» **WHAT TO WORK ON**
Omit all images. Transcribe the rest of the material below exactly.

» **GIVEN DATA**
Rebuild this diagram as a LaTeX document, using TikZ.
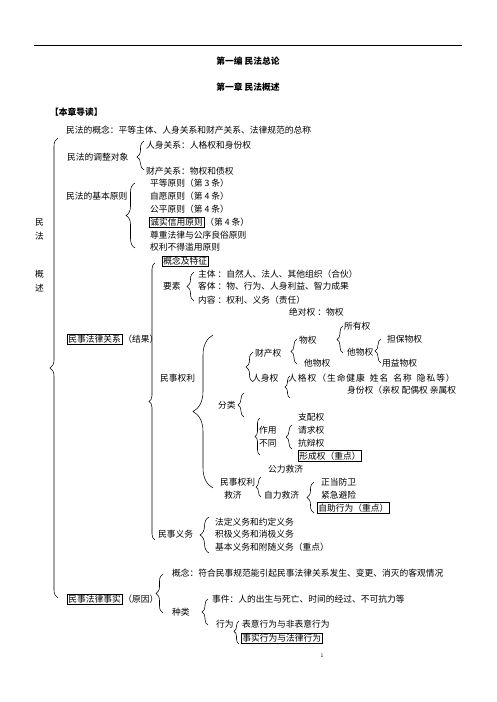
\documentclass[tikz,border=0pt]{standalone}
\usepackage{fontspec}
\setmainfont{Noto Sans CJK SC}
\newfontfamily\spaced[LetterSpace=11]{Noto Sans CJK SC}
\usetikzlibrary{positioning, decorations.pathreplacing}

\begin{document}
\begin{tikzpicture}[x=1pt, y=-1pt,
          txt/.style={anchor=west, inner sep=0pt, font=\fontsize{8.75}{10}\selectfont},
          keybox/.style={txt, draw, inner sep=1pt, line width=0.75pt},
          head/.style={inner sep=0pt, font=\fontsize{8.75}{10}\selectfont\bfseries},
          brc/.style={decorate, decoration={brace, amplitude=#1, aspect=0.5}, line width=0.55pt}
        ]
          \useasboundingbox (0,0) rectangle (496,702);
          \coordinate (ruleL) at (34,45);
          \coordinate (ruleR) at (462,45);
          \draw[line width=0.8pt] (ruleL) -- (ruleR);
          \node[head] (part) at (248,61) {第一编 民法总论};
          \node[head] (chap) at (248,87) {第一章 民法概述};
          \node[head, anchor=west] (guide) at (50,112) {【本章导读】};

          \node[txt, anchor=center] (vmin) at (39.5,222) {民};
          \node[txt, anchor=center] (vfa) at (39.5,236) {法};
          \node[txt, anchor=center] (vgai) at (39.5,274) {概};
          \node[txt, anchor=center] (vshu) at (39.5,288) {述};
          \draw[brc=8] (58,598) -- (58,138);

          \node[txt] (concept) at (66,130) {民法的概念：平等主体、人身关系和财产关系、法律规范的总称};
          \node[txt] (object) at (67,157) {民法的调整对象};
          \node[txt] (personal) at (146,145) {人身关系：人格权和身份权};
          \node[txt] (property) at (146,171) {财产关系：物权和债权};
          \draw[brc=7, decoration={aspect=0.45}] (144,170) -- (144,141);

          \node[txt] (principles) at (66,196) {民法的基本原则};
          \node[txt] (equal) at (150,183) {平等原则（第 3 条）};
          \node[txt] (free) at (150,196) {自愿原则（第 4 条）};
          \node[txt] (fair) at (150,209) {公平原则（第 4 条）};
          \node[keybox] (honest) at (149,222) {诚实信用原则};
          \node[txt, right=1pt of honest] (honestart) {（第 4 条）};
          \node[txt] (order) at (150,235) {尊重法律与公序良俗原则};
          \node[txt] (abuse) at (150,247) {权利不得滥用原则};
          \draw[brc=9] (135,248) -- (135,183);

          \node[keybox] (relation) at (67,339) {民事法律关系};
          \node[txt, right=1pt of relation] (result) {（结果）};
          \draw[brc=6] (155,540) -- (155,263);
          \node[keybox] (feature) at (162,261) {概念及特征};
          \node[txt] (element) at (163,286) {要素};
          \node[txt] (subject) at (198,274) {主体 ：自然人、法人、其他组织（合伙）};
          \node[txt] (target) at (198,286) {客体 ：物、行为、人身利益、智力成果};
          \node[txt] (content) at (198,300) {内容 ：权利、义务（责任）};
          \draw[brc=7] (194,301) -- (194,272);
          \node[txt] (absolute) at (289,312) {绝对权 ：物权};

          \node[txt] (rights) at (160,378) {民事权利};
          \draw[brc=20] (213,488) -- (213,335);
          \node[txt] (wealth) at (255,353) {财产权};
          \node[txt] (person) at (252,378) {人身权};
          \draw[brc=7] (253,382) -- (253,352);
          \node[txt] (real) at (299,340) {物权};
          \node[txt] (otherlow) at (304,363) {他物权};
          \draw[brc=6] (297,364) -- (297,339);
          \node[txt] (own) at (344,326) {所有权};
          \node[txt] (other) at (347,352) {他物权};
          \draw[brc=6] (343,353) -- (343,326);
          \node[txt] (security) at (387,339) {担保物权};
          \node[txt] (usufruct) at (382,363) {用益物权};
          \draw[brc=6] (381,363) -- (381,339);
          \node[txt, font=\fontsize{8.75}{10}\spaced] (personality) at (288,378) {人格权（生命健康\hspace{5pt}姓名\hspace{5pt}名称\hspace{5pt}隐私等）};
          \node[txt] (identity) at (347,390) {身份权（亲权 配偶权 亲属权};
          \draw[brc=5] (290,398) -- (290,376);

          \node[txt] (kinds) at (218,405) {分类};
          \draw[brc=6] (244,417) -- (244,393);
          \node[txt] (effect) at (259,430) {作用};
          \node[txt] (differ) at (259,443) {不同};
          \draw[brc=5] (260,455) -- (260,418);
          \node[txt] (control) at (298,417) {支配权};
          \node[txt] (claim) at (298,430) {请求权};
          \node[txt] (defence) at (298,443) {抗辩权};
          \node[keybox] (formation) at (298,456) {形成权（重点）};
          \draw[brc=6] (292,449) -- (292,425);

          \node[txt] (public) at (268,469) {公力救济};
          \node[txt] (remedy) at (220,482) {民事权利};
          \node[txt] (remedyb) at (224,495) {救济};
          \draw[brc=5] (261,497) -- (261,477);
          \node[txt] (self) at (264,495) {自力救济};
          \node[txt] (defense) at (321,482) {正当防卫};
          \node[txt] (necessity) at (321,495) {紧急避险};
          \node[keybox] (selfhelp) at (317,508) {自助行为（重点）};
          \draw[brc=7] (314,513) -- (314,482);

          \node[txt] (duties) at (158,534) {民事义务};
          \node[txt] (legal) at (215,522) {法定义务和约定义务};
          \node[txt] (active) at (215,534) {积极义务和消极义务};
          \node[txt] (basic) at (215,547) {基本义务和附随义务（重点）};
          \draw[brc=9] (209,553) -- (209,517);

          \node[keybox] (fact) at (67,599) {民事法律事实};
          \node[txt, right=1pt of fact] (cause) {（原因）};
          \draw[brc=7] (163,613) -- (163,574);
          \node[txt] (factdef) at (172,573) {概念：符合民事规范能引起民事法律关系发生、变更、消灭的客观情况};
          \node[txt] (sort) at (172,612) {种类};
          \node[txt] (event) at (212,599) {事件：人的出生与死亡、时间的经过、不可抗力等};
          \node[txt] (act) at (216,624) {行为};
          \draw[brc=6] (208,625) -- (208,599);
          \node[txt] (express) at (242,624) {表意行为与非表意行为};
          \node[keybox] (juristic) at (241,638) {事实行为与法律行为};
          \draw[brc=5, decoration={aspect=0.55}] (239,644) -- (239,621);

          \node[inner sep=0pt, font=\fontsize{5}{6}\selectfont] (page) at (322,656) {1};
        \end{tikzpicture}
\end{document}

» **EXPECTED ANSWER**
Rebuild this diagram as a LaTeX document, using TikZ.
\documentclass[tikz,border=0pt]{standalone}
\usepackage{fontspec}
\setmainfont{Noto Sans CJK SC}
\newfontfamily\spaced[LetterSpace=11]{Noto Sans CJK SC}
\usetikzlibrary{positioning, decorations.pathreplacing}

\begin{document}
\begin{tikzpicture}[x=1pt, y=-1pt,
          txt/.style={anchor=west, inner sep=0pt, font=\fontsize{8.75}{10}\selectfont},
          keybox/.style={txt, draw, inner sep=1pt, line width=0.75pt},
          head/.style={inner sep=0pt, font=\fontsize{8.75}{10}\selectfont\bfseries},
          brc/.style={decorate, decoration={brace, amplitude=#1, aspect=0.5}, line width=0.55pt}
        ]
          \useasboundingbox (0,0) rectangle (496,702);
          \coordinate (ruleL) at (34,45);
          \coordinate (ruleR) at (462,45);
          \draw[line width=0.8pt] (ruleL) -- (ruleR);
          \node[head] (part) at (248,61) {第一编 民法总论};
          \node[head] (chap) at (248,87) {第一章 民法概述};
          \node[head, anchor=west] (guide) at (50,112) {【本章导读】};

          \node[txt, anchor=center] (vmin) at (39.5,222) {民};
          \node[txt, anchor=center] (vfa) at (39.5,236) {法};
          \node[txt, anchor=center] (vgai) at (39.5,274) {概};
          \node[txt, anchor=center] (vshu) at (39.5,288) {述};
          \draw[brc=8] (58,598) -- (58,138);

          \node[txt] (concept) at (66,130) {民法的概念：平等主体、人身关系和财产关系、法律规范的总称};
          \node[txt] (object) at (67,157) {民法的调整对象};
          \node[txt] (personal) at (146,145) {人身关系：人格权和身份权};
          \node[txt] (property) at (146,171) {财产关系：物权和债权};
          \draw[brc=7, decoration={aspect=0.45}] (144,170) -- (144,141);

          \node[txt] (principles) at (66,196) {民法的基本原则};
          \node[txt] (equal) at (150,183) {平等原则（第 3 条）};
          \node[txt] (free) at (150,196) {自愿原则（第 4 条）};
          \node[txt] (fair) at (150,209) {公平原则（第 4 条）};
          \node[keybox] (honest) at (149,222) {诚实信用原则};
          \node[txt, right=1pt of honest] (honestart) {（第 4 条）};
          \node[txt] (order) at (150,235) {尊重法律与公序良俗原则};
          \node[txt] (abuse) at (150,247) {权利不得滥用原则};
          \draw[brc=9] (135,248) -- (135,183);

          \node[keybox] (relation) at (67,339) {民事法律关系};
          \node[txt, right=1pt of relation] (result) {（结果）};
          \draw[brc=6] (155,540) -- (155,263);
          \node[keybox] (feature) at (162,261) {概念及特征};
          \node[txt] (element) at (163,286) {要素};
          \node[txt] (subject) at (198,274) {主体 ：自然人、法人、其他组织（合伙）};
          \node[txt] (target) at (198,286) {客体 ：物、行为、人身利益、智力成果};
          \node[txt] (content) at (198,300) {内容 ：权利、义务（责任）};
          \draw[brc=7] (194,301) -- (194,272);
          \node[txt] (absolute) at (289,312) {绝对权 ：物权};

          \node[txt] (rights) at (160,378) {民事权利};
          \draw[brc=20] (213,488) -- (213,335);
          \node[txt] (wealth) at (255,353) {财产权};
          \node[txt] (person) at (252,378) {人身权};
          \draw[brc=7] (253,382) -- (253,352);
          \node[txt] (real) at (299,340) {物权};
          \node[txt] (otherlow) at (304,363) {他物权};
          \draw[brc=6] (297,364) -- (297,339);
          \node[txt] (own) at (344,326) {所有权};
          \node[txt] (other) at (347,352) {他物权};
          \draw[brc=6] (343,353) -- (343,326);
          \node[txt] (security) at (387,339) {担保物权};
          \node[txt] (usufruct) at (382,363) {用益物权};
          \draw[brc=6] (381,363) -- (381,339);
          \node[txt, font=\fontsize{8.75}{10}\spaced] (personality) at (288,378) {人格权（生命健康\hspace{5pt}姓名\hspace{5pt}名称\hspace{5pt}隐私等）};
          \node[txt] (identity) at (347,390) {身份权（亲权 配偶权 亲属权};
          \draw[brc=5] (290,398) -- (290,376);

          \node[txt] (kinds) at (218,405) {分类};
          \draw[brc=6] (244,417) -- (244,393);
          \node[txt] (effect) at (259,430) {作用};
          \node[txt] (differ) at (259,443) {不同};
          \draw[brc=5] (260,455) -- (260,418);
          \node[txt] (control) at (298,417) {支配权};
          \node[txt] (claim) at (298,430) {请求权};
          \node[txt] (defence) at (298,443) {抗辩权};
          \node[keybox] (formation) at (298,456) {形成权（重点）};
          \draw[brc=6] (292,449) -- (292,425);

          \node[txt] (public) at (268,469) {公力救济};
          \node[txt] (remedy) at (220,482) {民事权利};
          \node[txt] (remedyb) at (224,495) {救济};
          \draw[brc=5] (261,497) -- (261,477);
          \node[txt] (self) at (264,495) {自力救济};
          \node[txt] (defense) at (321,482) {正当防卫};
          \node[txt] (necessity) at (321,495) {紧急避险};
          \node[keybox] (selfhelp) at (317,508) {自助行为（重点）};
          \draw[brc=7] (314,513) -- (314,482);

          \node[txt] (duties) at (158,534) {民事义务};
          \node[txt] (legal) at (215,522) {法定义务和约定义务};
          \node[txt] (active) at (215,534) {积极义务和消极义务};
          \node[txt] (basic) at (215,547) {基本义务和附随义务（重点）};
          \draw[brc=9] (209,553) -- (209,517);

          \node[keybox] (fact) at (67,599) {民事法律事实};
          \node[txt, right=1pt of fact] (cause) {（原因）};
          \draw[brc=7] (163,613) -- (163,574);
          \node[txt] (factdef) at (172,573) {概念：符合民事规范能引起民事法律关系发生、变更、消灭的客观情况};
          \node[txt] (sort) at (172,612) {种类};
          \node[txt] (event) at (212,599) {事件：人的出生与死亡、时间的经过、不可抗力等};
          \node[txt] (act) at (216,624) {行为};
          \draw[brc=6] (208,625) -- (208,599);
          \node[txt] (express) at (242,624) {表意行为与非表意行为};
          \node[keybox] (juristic) at (241,638) {事实行为与法律行为};
          \draw[brc=5, decoration={aspect=0.55}] (239,644) -- (239,621);

          \node[inner sep=0pt, font=\fontsize{5}{6}\selectfont] (page) at (322,656) {1};
        \end{tikzpicture}
\end{document}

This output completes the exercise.